Versammlungsrecht in Niedersachsen
Sitzung des Niedersächsischen Landtages am 05.10.2010; TOP 5
Sehr geehrte Damen und Herren,
mit der Verabschiedung des von den Fraktionen der CDU und der FDP eingebrachten Gesetzentwurfes wird Niedersachsen ein modernes und versammlungsfreundliches Gesetz erhalten; ein Gesetz, das zudem anwenderfreundlich ist und die Abwehr von Gefahren für die öffentliche Sicherheit und Ordnung stärkt.
Dieser Gesetzentwurf ist deshalb versammlungsfreundlich, weil er die Rechtsstellung sich friedlich versammelnder Bürgerinnen und Bürger stärkt. So wird beispielsweise die Kostenfreiheit für versammlungsbehördliche Maßnahmen ausdrücklich festgeschrieben. Mit dem Kooperationsgebot wird die Pflicht der Behörden zur Zusammenarbeit mit der Versammlungsleiterin oder dem Versammlungsleiter gesetzlich verankert.
Darüber hinaus werden im geltenden Recht bestehende unklare Eingriffsbefugnisse zulasten der Versammlung durch den Gesetzentwurf klargestellt. Zum Beispiel erweckt der Wortlaut des Bundesversammlungsgesetzes fälschlicherweise den Eindruck, dass bereits ein einmaliger Verstoß gegen versammlungsrechtliche Beschränkungen zur Auflösung einer Versammlung führen kann. Der Gesetzentwurf sieht hingegen im Einklang mit Artikel 8 des Grundgesetzes vor, dass Versammlungen nur dann verboten oder aufgelöst werden können, wenn eine unmittelbare Gefahr für die öffentliche Sicherheit besteht und die Gefahr nicht mit milderen Mitteln abgewehrt werden kann.Dieser Gesetzentwurf ist anwenderfreundlich, weil er kurz und prägnant, aber auch umfassend sowohl die Rechte und Pflichten der Leiterinnen und Leiter sowie der Teilnehmerinnen und Teilnehmer einer Versammlung als auch die Pflichten und Befugnisse der Versammlungsbehörden und der Polizei eindeutig regelt.
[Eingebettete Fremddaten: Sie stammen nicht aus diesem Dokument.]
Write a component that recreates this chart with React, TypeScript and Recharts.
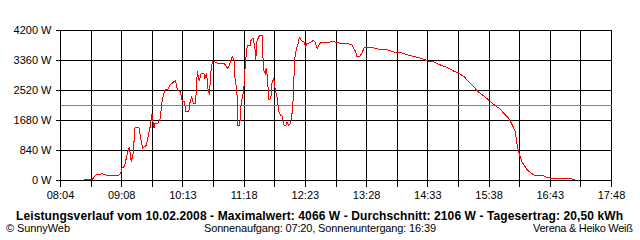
import { LineChart, Line, XAxis, YAxis, CartesianGrid, ReferenceLine } from "recharts";

// time of each reading, minutes since midnight
const minutes = [
  509, 518, 521, 528, 533, 546, 548, 549, 552, 555,
  557, 559, 561, 563, 567, 571, 575, 577, 579, 580,
  581, 583, 584, 587, 590, 591, 593, 595, 598, 600,
  604, 606, 608, 611, 613, 615, 617, 620, 621, 623,
  625, 627, 628, 629, 631, 633, 636, 637, 639, 640,
  642, 643, 644, 645, 648, 651, 657, 659, 661, 663,
  666, 668, 669, 671, 672, 674, 675, 677, 678, 679,
  680, 682, 685, 686, 688, 690, 691, 692, 694, 696,
  698, 699, 701, 702, 703, 705, 707, 708, 710, 712,
  714, 715, 717, 719, 721, 723, 724, 726, 728, 730,
  731, 732, 734, 736, 737, 740, 742, 744, 745, 749,
  752, 754, 756, 758, 760, 763, 770, 775, 781, 788,
  793, 797, 798, 801, 804, 806, 811, 816, 821, 825,
  832, 839, 846, 853, 860, 867, 873, 880, 887, 894,
  901, 906, 912, 917, 922, 927, 933, 938, 943, 949,
  954, 959, 963, 966, 968, 970, 973, 979, 986, 996,
  1000, 1010, 1025, 1030,
];

// power in W
const power = [
  40, 40, 150, 190, 150, 150, 215, 340, 410, 780,
  940, 520, 755, 1490, 1490, 900, 990, 1250, 1500, 1690,
  1850, 1460, 1600, 1600, 1740, 2110, 2390, 2560, 2560, 2670,
  2760, 2790, 2530, 2480, 2220, 2220, 1920, 1920, 2160, 2340,
  2160, 2160, 2530, 3060, 2780, 3000, 3000, 2860, 3000, 2580,
  2410, 2950, 3180, 3320, 3320, 3280, 3280, 3230, 3140, 3230,
  3460, 3370, 2860, 2480, 1550, 1550, 2020, 2390, 2450, 2860,
  3320, 3790, 3790, 3930, 3980, 3740, 3370, 3880, 4020, 4066,
  4066, 3090, 3000, 3160, 2950, 2250, 2300, 2720, 2860, 2480,
  2300, 1970, 1830, 1800, 1550, 1550, 1640, 1550, 1600, 2000,
  2500, 3370, 3700, 3840, 4000, 3900, 3880, 3740, 3840, 3860,
  3930, 3860, 3700, 3790, 3880, 3860, 3880, 3880, 3840, 3840,
  3790, 3600, 3460, 3460, 3600, 3720, 3720, 3710, 3680, 3680,
  3650, 3580, 3570, 3510, 3460, 3420, 3350, 3320, 3230, 3160,
  3060, 3010, 2900, 2760, 2620, 2480, 2360, 2250, 2130, 2020,
  1880, 1740, 1550, 1360, 990, 756, 520, 290, 150, 130,
  75, 56, 50, 10,
];

const yTicks = [0, 840, 1680, 2520, 3360, 4200];
const xLabels = ["08:04", "09:08", "10:13", "11:18", "12:23", "13:28", "14:33", "15:38", "16:43", "17:48"];
const dayStart = 484; // 08:04
const dayEnd = 1068; // 17:48
const average = 2106;

const title = "Leistungsverlauf vom 10.02.2008 - Maximalwert: 4066 W - Durchschnitt: 2106 W - Tagesertrag: 20,50 kWh";
const sunTimes = "Sonnenaufgang: 07:20, Sonnenuntergang: 16:39";

const font = "'Liberation Sans', Arial, sans-serif";

// old-style chart: no antialiasing on grid, axes and the curve
const crisp = `
  .recharts-cartesian-grid line,
  .recharts-cartesian-axis line,
  .recharts-reference-line line,
  .recharts-line-curve { shape-rendering: crispEdges; }
`;

export default function App() {
  const data = minutes.map((t, i) => ({ t, p: power[i] }));
  // one grid line every half label step
  const xTicks = Array.from({ length: 19 }, (_, i) => dayStart + (i * (dayEnd - dayStart)) / 18);

  return (
    <div style={{ position: "absolute", left: 0, top: 0, width: 640, height: 240, background: "#fff" }}>
      <style>{crisp}</style>
      <LineChart
        width={640}
        height={240}
        data={data}
        margin={{ top: 30.5, right: 28.5, bottom: 29.5, left: 0.5 }}
      >
        <CartesianGrid stroke="#000" strokeWidth={1} />
        <XAxis
          dataKey="t"
          type="number"
          domain={[dayStart, dayEnd]}
          ticks={xTicks}
          interval={0}
          height={30}
          stroke="#000"
          tickSize={6}
          tickMargin={5}
          tick={{ fill: "#000", fontSize: 11, fontFamily: font }}
          tickFormatter={(_v: number, i: number) => (i % 2 === 0 ? xLabels[i / 2] : "")}
        />
        <YAxis
          type="number"
          domain={[0, 4200]}
          ticks={yTicks}
          interval={0}
          width={60}
          stroke="#000"
          tickSize={5}
          tickMargin={4}
          tick={{ fill: "#000", fontSize: 11, fontFamily: font }}
          tickFormatter={(v: number) => `${v} W`}
        />
        <ReferenceLine y={average} stroke="#808080" strokeWidth={1} />
        <Line
          type="linear"
          dataKey="p"
          stroke="#ff0000"
          strokeWidth={1}
          dot={false}
          isAnimationActive={false}
        />
      </LineChart>
      <svg
        width={640}
        height={240}
        style={{ position: "absolute", left: 0, top: 0, pointerEvents: "none" }}
        fontFamily={font}
      >
        <text x={16} y={220} fontSize={12} fontWeight="bold" textLength={607} fill="#000">
          {title}
        </text>
        <text x={6} y={232} fontSize={11} textLength={64} fill="#000">
          © SunnyWeb
        </text>
        <text x={204} y={232} fontSize={11} textLength={232} fill="#000">
          {sunTimes}
        </text>
        <text x={533} y={232} fontSize={11} textLength={100} fill="#000">
          Verena &amp; Heiko Weiß
        </text>
      </svg>
    </div>
  );
}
Dieser Gesetzentwurf stärkt die Abwehr von Gefahren für die öffentliche Sicherheit und Ordnung, weil die Eingriffsbefugnisse gegenüber Personen, die sich unfriedlich verhalten und die sich daher nicht auf den Schutz der Versammlungsfreiheit berufen können, konkretisiert werden.
Hierfür nenne ich beispielhaft das Friedlichkeitsgebot, das eine praktikable Bestimmung enthält, um die von „schwarzen Blöcken“ oder von Aufzügen, die SA-Aufmärsche nachahmen, ausgehenden Gefahren wirkungsvoll abzuwehren. Hervorzuheben ist auch die neue Regelung, nach der Beschränkungen oder Verbote rechtsextremistischer Versammlungen erleichtert werden, wenn von diesen durch den beabsichtigten Versammlungsort oder -tag oder durch volksverhetzende Inhalte eine Gefahr für den öffentlichen Frieden ausgeht.
Abschließend möchte ich noch zu der im Laufe der parlamentarischen Beratung geäußerten Kritik an der Bannmeile Stellung beziehen. Unabhängig davon, ob nicht auch die bisher geltende Bannmeilenregelung mit Artikel 8 des Grundgesetzes vereinbar ist, schafft die nunmehr vorgeschlagene Regelung zum befriedeten Bezirk für den Landtag einen ausgewogenen Interessenausgleich und wird sowohl dem Schutz der Funktionsfähigkeit des Parlaments einerseits als auch der grundlegenden Bedeutung der Versammlungsfreiheit andererseits in angemessener Weise gerecht. Ich halte es daher für ein vorgeschobenes Argument, wenn aus den Reihen der Opposition verlautet, man könne dem Gesetz wegen der Bannmeilenregelung nicht zustimmen.
Für mich ist dies ein hilfloser Versuch, eine Begründung für die Ablehnung des Gesetzentwurfs zu finden, dem zuzustimmen man sich offenbar nicht traut, weil er von den Fraktionen der CDU und der FDP eingebracht worden ist.
Um es klar zu sagen: Wer den Gesetzentwurf heute ablehnt, votiert für die Beibehaltung des über 50 Jahre alten Bundesversammlungsgesetzes und die Beibehaltung des Niedersächsischen Bannmeilengesetzes aus den 60er Jahren.
Wer also zugunsten der Versammlungsfreiheit, zugunsten der Rechtsklarheit und -sicherheit entscheiden will, den kann ich nur dazu aufrufen, dem Gesetzentwurf der Fraktionen der CDU und der FDP zuzustimmen.